Jason Lu (Github) Codex-maxxing

1. Long-Running Durable Threads
The monothread pattern: one persistent thread per key work stream.
Codex's context compaction has gotten good enough that you can keep threads alive indefinitely without losing the plot. Jason's approach is to have a dedicated thread for each major work stream rather than scattering conversations across dozens of chats. Key context accumulates in one place instead of getting lost.

2. Voice
Rambling out loud gives the model the messy version of your thinking.
Codex's built-in speech-to-text is essentially the gold standard, and voice changes the nature of the interaction — you can explain what you know, what you don't know, name trade-offs, and let the model help turn messy thoughts into something structured rather than having to do all that work yourself before you ever type a word.

3. Steer
Add feedback while the agent is still working, not after.
Steer lets you update the prompt without interrupting the flow. Instead of crafting a perfect upfront brief and waiting, you start broad and redirect as progress comes in — you and the agent working in parallel. Voice pairs especially well here: just narrate observations as you watch the work unfold.

4. Memory as Files
Work should leave behind structured memory, not just a longer chat.
Native Codex memory is fine for stable preferences, but Jason's argument is that anything important should be serialized into a file system — in his case, an Obsidian vault kept as a GitHub repo. A top-level agents.md instructs Codex to update the relevant pages as work progresses. The vault holds rolling context: people, decisions, open loops, project state. If a thread dies or compacts badly, the knowledge survives.

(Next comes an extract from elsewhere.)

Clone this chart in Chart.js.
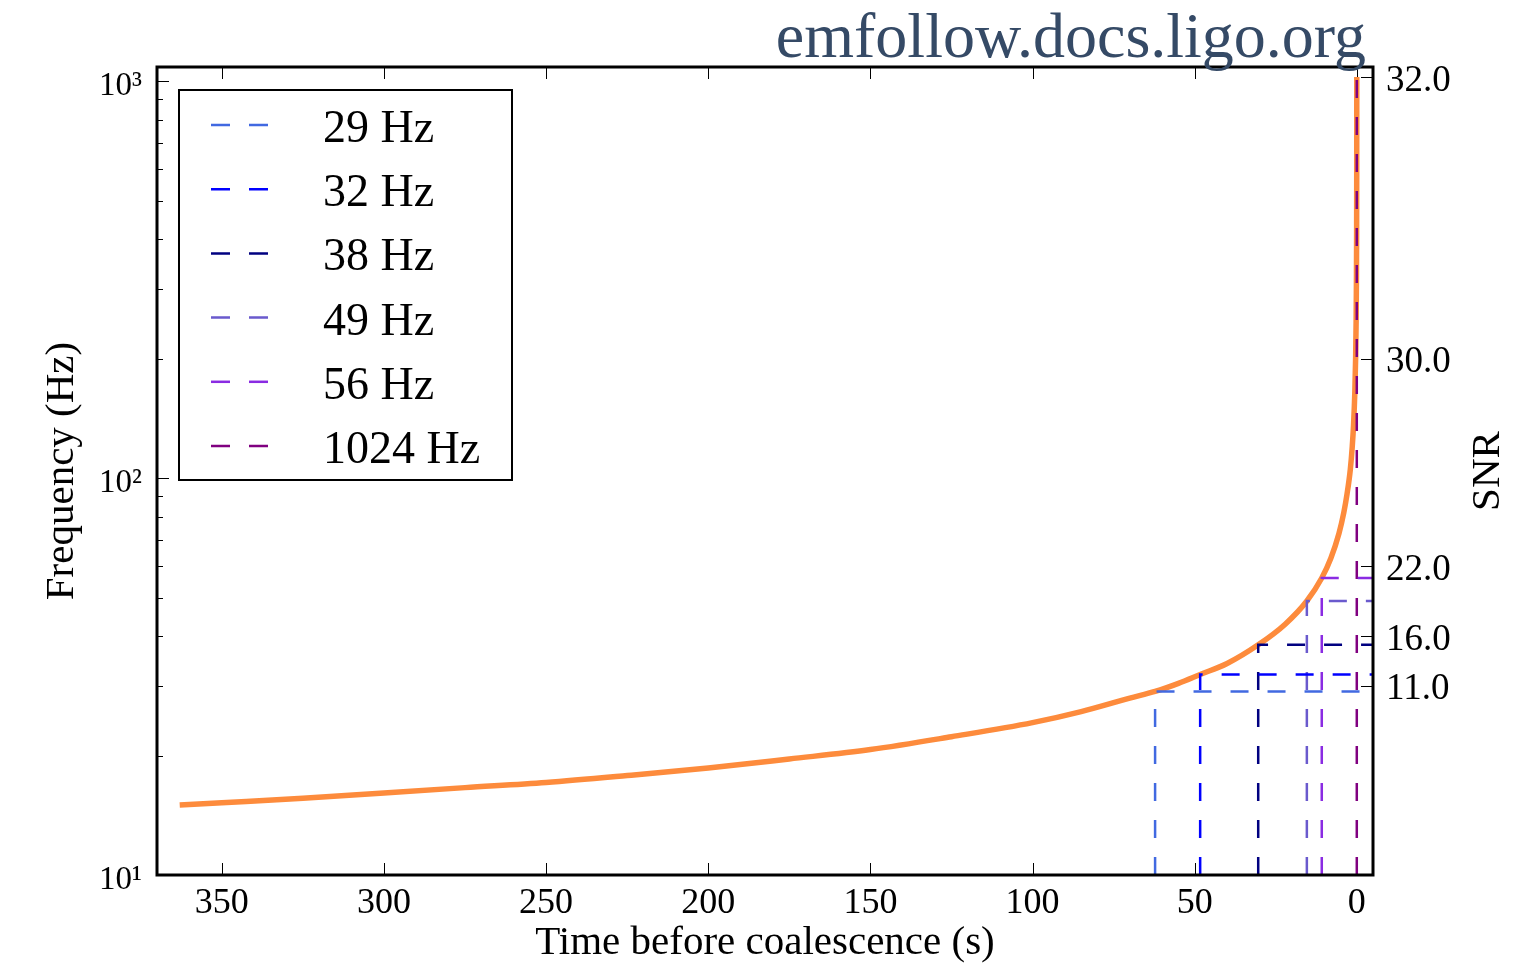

5. Tools: Computer Use and Browser Use
Tools turn Codex into an evidence gatherer.
Computer use is for files, logs, CSVs, slides, PDFs — anything that lives locally. Browser use is for live documents or sources elsewhere. Connectors (Slack, Gmail, GitHub, Notion, Vercel) are for information that lives in other systems. Understanding which environment fits which task is itself a key skill.

6. Remote Control
Steer long-running work from your phone without reopening the whole project.
Codex is now a full feature in the ChatGPT mobile app. For most people this doesn't mean doing everything from their phone — it means capturing intent while ideas are fresh, redirecting a thread on the go, or steering work that's running over hours without having to sit at a desk. Same principle as steer, but for much longer time horizons.

7. Heartbeats
Scheduled or trigger-based check-ins that keep threads running without you.
A heartbeat is a recurring wake-up for a thread — every 30 minutes, every hour, or tied to a specific event. Jason's chief of staff thread checks Slack and Gmail every 30 minutes to surface unanswered messages. On an animation project, he had Codex check a Slack thread every 15 minutes for feedback, re-render on new comments, and post the result back — crossing Slack, ReMotion, and computer use in one continuous loop.

8. Goals
When success is knowable and verifiable, /goal keeps the agent pushing.
The /goal feature (now available in both Codex and Claude Code) keeps an agent working toward a specific, verifiable success criterion in a way a normal prompt won't. This one is big enough for its own episode — one is coming later in the week.

9. The Side Panel
"The side panel is where Codex stops being only a chat app."
Jason sees the side panel as the most underrated part of Codex. It does three jobs: inspecting artifacts, operating web services, and reviewing changes. The key is that it lets you inspect and annotate while the agent is still working — parallel processing rather than waiting for a full stop. Which, as Jason frames it, is really the thesis of all nine tips: how do you keep the loop running instead of turning it into an endless series of handoffs?